By the time we longjmp back to the producer, all the local variables it kept on the stack (as opposed to in registers) may be long overwritten. That's why out of the box, setjmp/longjmp work fine as a try-catch/throw - but not as resume/yield.
If, however, we:
Allocate space for a separate stack
Make the stack pointer point into that stack before setjmp
Restore the stack pointer after setjmp
Return to the caller (consumer)
…then we'll have created a jmp_buf with a stack pointer pointing to our separate space - jmp_buf remembers the stack pointer among the other registers. And then we can jump as we please back and forth between the producer and the consumer - they no longer overwrite each other's on-stack variables.
The actual stack switching is the ugly part of start. Once we accomplish that, and the producer calls resume for the first time, bringing us past the if(!setjmp), all that is left is to call the entry point function and report that we're DONE:
(*p->f)(p->arg);
longjmp(p->c->caller_context, DONE);
The longjmp brings us back to a context saved by some call to resume, and then resume sees the DONE returned by setjmp and returns false to the consumer.
And now to the stack switching. Basically, all we need is some inline assembly to change $sp - the stack pointer register, something most machines have. There are two complications though:
Apart from $sp, there's also the frame pointer (at least in debug builds) - a register pointing into the stack and used to access local variables. So we have to switch that, too.
Our parameters, such as f and arg, may themselves be on the stack. So how do we access them after switching the stack?

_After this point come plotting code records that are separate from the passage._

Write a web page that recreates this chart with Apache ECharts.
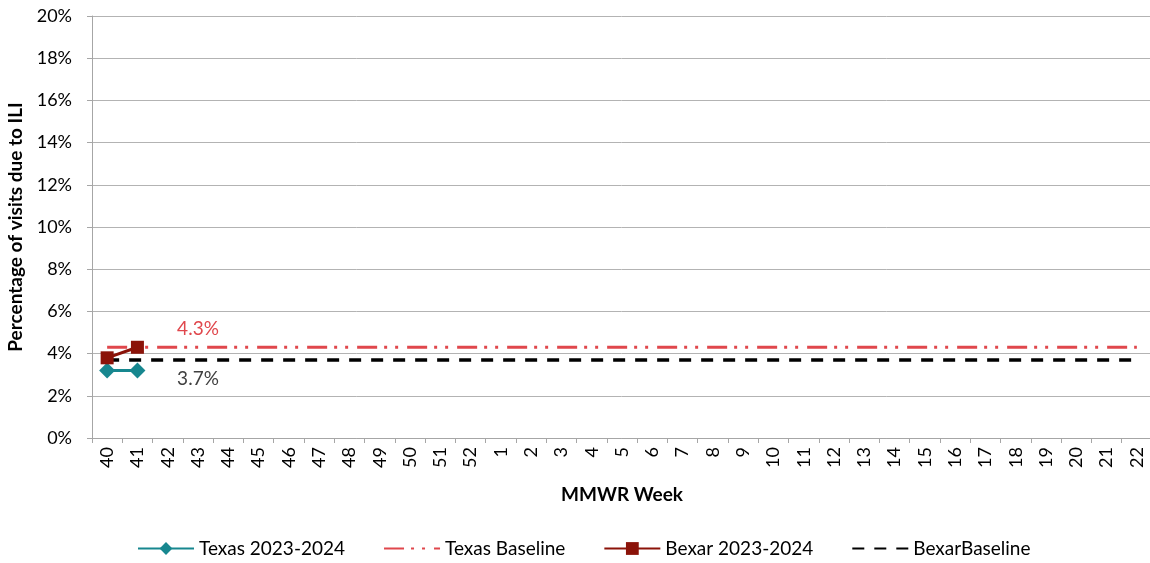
<!DOCTYPE html>
<html>
<head>
<meta charset="utf-8">
<script src="https://cdn.jsdelivr.net/npm/echarts@6/dist/echarts.min.js"></script>
<style>
  html, body { margin: 0; padding: 0; background: #fff; }
  #chart { width: 1150px; height: 563px; }
</style>
</head>
<body>
<div id="chart"></div>
<script>
const weeks = ['40', '41', '42', '43', '44', '45', '46', '47', '48', '49', '50', '51', '52',
  '1', '2', '3', '4', '5', '6', '7', '8', '9', '10', '11', '12', '13', '14', '15', '16',
  '17', '18', '19', '20', '21', '22']
const texas = [3.2, 3.2]
const bexar = [3.8, 4.3]
const texasBaseline = 4.3
const bexarBaseline = 3.7
const labelWeek = '43'

const font = 'Lato, "Liberation Sans", sans-serif'

// baseline is one value across all weeks, labelled once
const baselineData = (value, color, position) => weeks.map(w => {
  if (w !== labelWeek) return value
  return {
    value,
    label: {
      show: true,
      position,
      distance: 9,
      formatter: value.toFixed(1) + '%',
      color,
      fontSize: 19,
      fontFamily: font
    }
  }
})

const hiddenMarker = { color: 'rgba(0,0,0,0)', borderWidth: 0, opacity: 0 }

const chart = echarts.init(document.getElementById('chart'), null, { renderer: 'canvas' })

chart.setOption({
  animation: false,
  backgroundColor: '#fff',
  grid: { left: 92, top: 16, width: 1060, height: 422, outerBoundsMode: 'none', containLabel: false },
  xAxis: {
    type: 'category',
    data: weeks,
    boundaryGap: true,
    name: 'MMWR Week',
    nameLocation: 'middle',
    nameGap: 47,
    nameTextStyle: { fontSize: 19, fontWeight: 'bold', color: '#000', fontFamily: font },
    axisLine: { lineStyle: { color: '#a6a6a6', width: 1 } },
    axisTick: { show: true, length: 5, lineStyle: { color: '#a6a6a6' } },
    axisLabel: { rotate: 90, interval: 0, fontSize: 18, color: '#000', margin: 9, fontFamily: font },
    splitLine: { show: false }
  },
  yAxis: {
    type: 'value',
    min: 0,
    max: 20,
    interval: 2,
    name: 'Percentage of visits due to ILI',
    nameLocation: 'middle',
    nameGap: 64,
    nameTextStyle: { fontSize: 19, fontWeight: 'bold', color: '#000', fontFamily: font },
    axisLine: { show: true, lineStyle: { color: '#a6a6a6' } },
    axisTick: { show: true, length: 5, lineStyle: { color: '#a6a6a6' } },
    axisLabel: { formatter: '{value}%', fontSize: 18, color: '#000', margin: 20, fontFamily: font },
    splitLine: { lineStyle: { color: '#b3b3b3', width: 1 } }
  },
  legend: {
    bottom: 0,
    left: 132,
    itemWidth: 56,
    itemHeight: 16,
    itemGap: 38,
    textStyle: { fontSize: 19, color: '#000', fontFamily: font },
    data: [
      { name: 'Texas 2023-2024' },
      { name: 'Texas Baseline', itemStyle: hiddenMarker },
      { name: 'Bexar 2023-2024' },
      { name: 'BexarBaseline', itemStyle: hiddenMarker }
    ]
  },
  series: [
    {
      name: 'Texas Baseline',
      type: 'line',
      data: baselineData(texasBaseline, '#e0474c', 'top'),
      symbol: 'circle',
      symbolSize: 0,
      showSymbol: true,
      lineStyle: { color: '#e0474c', width: 3, type: [20, 7, 3, 8, 3, 9] },
      itemStyle: { color: '#e0474c' },
      z: 2
    },
    {
      name: 'BexarBaseline',
      type: 'line',
      data: baselineData(bexarBaseline, '#404040', 'bottom'),
      symbol: 'circle',
      symbolSize: 0,
      showSymbol: true,
      lineStyle: { color: '#000', width: 3.5, type: [12, 10] },
      itemStyle: { color: '#000' },
      z: 2
    },
    {
      name: 'Texas 2023-2024',
      type: 'line',
      data: texas,
      symbol: 'diamond',
      symbolSize: 16,
      lineStyle: { color: '#17878f', width: 3 },
      itemStyle: { color: '#17878f' },
      z: 3
    },
    {
      name: 'Bexar 2023-2024',
      type: 'line',
      data: bexar,
      symbol: 'rect',
      symbolSize: 13,
      lineStyle: { color: '#8b1309', width: 3 },
      itemStyle: { color: '#8b1309' },
      z: 4
    }
  ]
})
</script>
</body>
</html>
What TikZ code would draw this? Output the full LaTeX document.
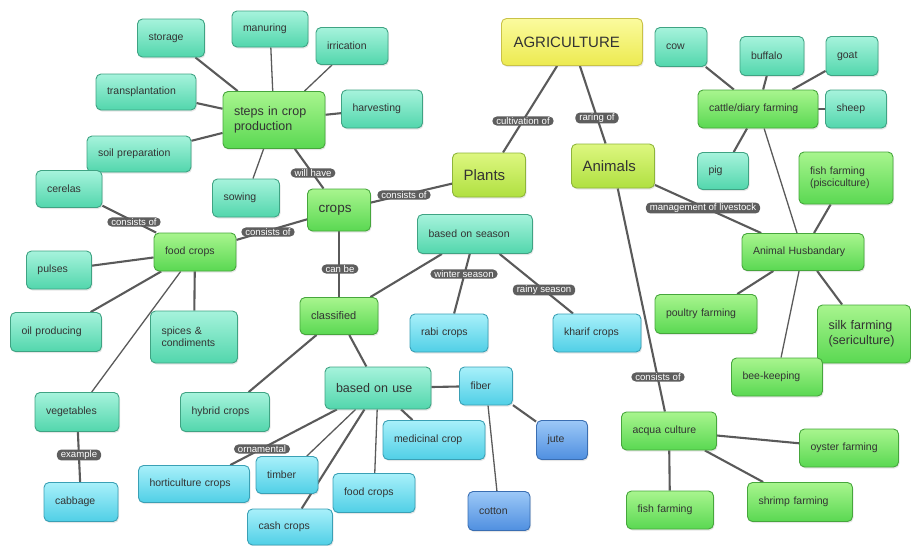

Actually I think that the clean way around these is to write start in pure assembly - where you know where everything is and how to access it and no compiler puts it in different places under different build settings. But I don't like assembly, so instead I did this:
Use space right below the sp address (the stack grows downwards) to store our parameters (in a start_params structure). The beginning of this structure is kept in p. Together with the parameters, we save the stack pointer and frame pointer values:
start_params* p = ((start_params*)sp)-1;
p->c = c;
p->f = f;
p->arg = arg;
get_sp(p->old_sp);
get_fp(p->old_fp);
Set the frame pointer to p, and the stack pointer to p - FRAME_SZ (I picked a random constant for FRAME_SZ that I thought was large enough for whatever the compiler may want to keep on the stack - in bytes, I'm reserving 5*sizeof(start_params)). The idea is, the frame pointer is the highest address of our stack frame, and the stack pointer is the lowest address.
set_sp(p - FRAME_SZ);
set_fp(p);
Read the value of p back from the frame pointer register, because once we've changed the value of that register, we no longer trust any local variable value (because the compiler may have put it on the stack so it will try to access it through the frame pointer - which is no longer the same frame pointer that it has just used to store the variable, so it will get garbage.)
get_fp(p);
Be careful to access everything through p from on - and restore $sp and $fp before returning to the caller.
That's all; the get/set macros use the GNU inline assembly syntax to get/set the $rsp and $rbp registers of x86-64. The code worked with a bunch of compiler flags for me - but do tell if you see bugs in there.
So that's how coroutines work with setjmp/longjmp and a bit of inline assembly - hopefully, porting to another machine takes little more than rewriting the 4 asm macros.